═══ Data lines ═══

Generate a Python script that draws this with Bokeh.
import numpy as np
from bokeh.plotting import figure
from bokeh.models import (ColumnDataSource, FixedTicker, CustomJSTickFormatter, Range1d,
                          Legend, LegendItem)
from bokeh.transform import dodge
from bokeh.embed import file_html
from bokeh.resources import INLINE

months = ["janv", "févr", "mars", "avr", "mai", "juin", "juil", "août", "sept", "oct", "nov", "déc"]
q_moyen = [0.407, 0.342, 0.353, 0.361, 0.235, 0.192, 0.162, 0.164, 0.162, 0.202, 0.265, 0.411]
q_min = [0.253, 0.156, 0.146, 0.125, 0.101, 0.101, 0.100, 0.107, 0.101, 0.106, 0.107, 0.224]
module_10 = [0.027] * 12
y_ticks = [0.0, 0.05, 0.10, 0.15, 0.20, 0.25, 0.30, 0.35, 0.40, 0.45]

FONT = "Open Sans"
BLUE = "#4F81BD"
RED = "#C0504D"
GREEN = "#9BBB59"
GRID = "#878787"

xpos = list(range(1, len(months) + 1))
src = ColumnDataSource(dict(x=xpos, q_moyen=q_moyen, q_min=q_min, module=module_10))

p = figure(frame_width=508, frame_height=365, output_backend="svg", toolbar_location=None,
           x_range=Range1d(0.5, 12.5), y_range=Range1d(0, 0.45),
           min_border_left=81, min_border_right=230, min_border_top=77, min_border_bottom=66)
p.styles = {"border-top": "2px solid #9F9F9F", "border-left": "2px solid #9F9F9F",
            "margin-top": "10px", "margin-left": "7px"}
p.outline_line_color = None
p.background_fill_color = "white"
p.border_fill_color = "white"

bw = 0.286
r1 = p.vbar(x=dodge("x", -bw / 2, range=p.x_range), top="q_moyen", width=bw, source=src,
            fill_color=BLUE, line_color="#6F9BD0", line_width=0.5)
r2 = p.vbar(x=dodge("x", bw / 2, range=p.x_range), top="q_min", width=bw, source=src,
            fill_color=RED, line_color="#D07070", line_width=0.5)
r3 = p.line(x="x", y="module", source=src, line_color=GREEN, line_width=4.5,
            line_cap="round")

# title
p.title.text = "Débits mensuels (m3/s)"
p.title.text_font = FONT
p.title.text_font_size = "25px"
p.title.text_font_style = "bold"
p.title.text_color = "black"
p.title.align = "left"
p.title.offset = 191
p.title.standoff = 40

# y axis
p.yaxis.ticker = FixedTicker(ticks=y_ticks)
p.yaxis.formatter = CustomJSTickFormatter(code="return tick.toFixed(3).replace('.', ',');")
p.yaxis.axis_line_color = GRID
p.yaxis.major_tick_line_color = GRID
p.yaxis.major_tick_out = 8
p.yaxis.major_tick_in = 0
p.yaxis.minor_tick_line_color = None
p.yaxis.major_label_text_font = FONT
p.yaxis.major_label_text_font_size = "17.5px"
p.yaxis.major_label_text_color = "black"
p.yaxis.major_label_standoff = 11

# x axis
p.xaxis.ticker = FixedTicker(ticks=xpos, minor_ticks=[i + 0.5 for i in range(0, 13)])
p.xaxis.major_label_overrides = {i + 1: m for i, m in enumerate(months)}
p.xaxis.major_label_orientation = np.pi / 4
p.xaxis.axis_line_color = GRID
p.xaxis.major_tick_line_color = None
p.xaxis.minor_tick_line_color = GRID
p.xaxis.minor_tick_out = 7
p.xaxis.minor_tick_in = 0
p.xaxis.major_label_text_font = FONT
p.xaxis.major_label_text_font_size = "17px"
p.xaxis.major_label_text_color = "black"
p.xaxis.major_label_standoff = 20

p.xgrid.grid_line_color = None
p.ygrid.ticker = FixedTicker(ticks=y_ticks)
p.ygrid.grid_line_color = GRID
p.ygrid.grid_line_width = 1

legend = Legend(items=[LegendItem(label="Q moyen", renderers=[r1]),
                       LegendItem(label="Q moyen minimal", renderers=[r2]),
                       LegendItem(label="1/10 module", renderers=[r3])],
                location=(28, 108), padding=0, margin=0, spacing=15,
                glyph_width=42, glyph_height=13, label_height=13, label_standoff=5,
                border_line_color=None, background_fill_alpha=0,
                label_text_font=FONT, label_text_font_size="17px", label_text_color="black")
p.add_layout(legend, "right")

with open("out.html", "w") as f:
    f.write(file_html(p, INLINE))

═══

Make an exact copy of the listing, including every line.

▶ **Expected output**:
Generate a Python script that draws this with Bokeh.
import numpy as np
from bokeh.plotting import figure
from bokeh.models import (ColumnDataSource, FixedTicker, CustomJSTickFormatter, Range1d,
                          Legend, LegendItem)
from bokeh.transform import dodge
from bokeh.embed import file_html
from bokeh.resources import INLINE

months = ["janv", "févr", "mars", "avr", "mai", "juin", "juil", "août", "sept", "oct", "nov", "déc"]
q_moyen = [0.407, 0.342, 0.353, 0.361, 0.235, 0.192, 0.162, 0.164, 0.162, 0.202, 0.265, 0.411]
q_min = [0.253, 0.156, 0.146, 0.125, 0.101, 0.101, 0.100, 0.107, 0.101, 0.106, 0.107, 0.224]
module_10 = [0.027] * 12
y_ticks = [0.0, 0.05, 0.10, 0.15, 0.20, 0.25, 0.30, 0.35, 0.40, 0.45]

FONT = "Open Sans"
BLUE = "#4F81BD"
RED = "#C0504D"
GREEN = "#9BBB59"
GRID = "#878787"

xpos = list(range(1, len(months) + 1))
src = ColumnDataSource(dict(x=xpos, q_moyen=q_moyen, q_min=q_min, module=module_10))

p = figure(frame_width=508, frame_height=365, output_backend="svg", toolbar_location=None,
           x_range=Range1d(0.5, 12.5), y_range=Range1d(0, 0.45),
           min_border_left=81, min_border_right=230, min_border_top=77, min_border_bottom=66)
p.styles = {"border-top": "2px solid #9F9F9F", "border-left": "2px solid #9F9F9F",
            "margin-top": "10px", "margin-left": "7px"}
p.outline_line_color = None
p.background_fill_color = "white"
p.border_fill_color = "white"

bw = 0.286
r1 = p.vbar(x=dodge("x", -bw / 2, range=p.x_range), top="q_moyen", width=bw, source=src,
            fill_color=BLUE, line_color="#6F9BD0", line_width=0.5)
r2 = p.vbar(x=dodge("x", bw / 2, range=p.x_range), top="q_min", width=bw, source=src,
            fill_color=RED, line_color="#D07070", line_width=0.5)
r3 = p.line(x="x", y="module", source=src, line_color=GREEN, line_width=4.5,
            line_cap="round")

# title
p.title.text = "Débits mensuels (m3/s)"
p.title.text_font = FONT
p.title.text_font_size = "25px"
p.title.text_font_style = "bold"
p.title.text_color = "black"
p.title.align = "left"
p.title.offset = 191
p.title.standoff = 40

# y axis
p.yaxis.ticker = FixedTicker(ticks=y_ticks)
p.yaxis.formatter = CustomJSTickFormatter(code="return tick.toFixed(3).replace('.', ',');")
p.yaxis.axis_line_color = GRID
p.yaxis.major_tick_line_color = GRID
p.yaxis.major_tick_out = 8
p.yaxis.major_tick_in = 0
p.yaxis.minor_tick_line_color = None
p.yaxis.major_label_text_font = FONT
p.yaxis.major_label_text_font_size = "17.5px"
p.yaxis.major_label_text_color = "black"
p.yaxis.major_label_standoff = 11

# x axis
p.xaxis.ticker = FixedTicker(ticks=xpos, minor_ticks=[i + 0.5 for i in range(0, 13)])
p.xaxis.major_label_overrides = {i + 1: m for i, m in enumerate(months)}
p.xaxis.major_label_orientation = np.pi / 4
p.xaxis.axis_line_color = GRID
p.xaxis.major_tick_line_color = None
p.xaxis.minor_tick_line_color = GRID
p.xaxis.minor_tick_out = 7
p.xaxis.minor_tick_in = 0
p.xaxis.major_label_text_font = FONT
p.xaxis.major_label_text_font_size = "17px"
p.xaxis.major_label_text_color = "black"
p.xaxis.major_label_standoff = 20

p.xgrid.grid_line_color = None
p.ygrid.ticker = FixedTicker(ticks=y_ticks)
p.ygrid.grid_line_color = GRID
p.ygrid.grid_line_width = 1

legend = Legend(items=[LegendItem(label="Q moyen", renderers=[r1]),
                       LegendItem(label="Q moyen minimal", renderers=[r2]),
                       LegendItem(label="1/10 module", renderers=[r3])],
                location=(28, 108), padding=0, margin=0, spacing=15,
                glyph_width=42, glyph_height=13, label_height=13, label_standoff=5,
                border_line_color=None, background_fill_alpha=0,
                label_text_font=FONT, label_text_font_size="17px", label_text_color="black")
p.add_layout(legend, "right")

with open("out.html", "w") as f:
    f.write(file_html(p, INLINE))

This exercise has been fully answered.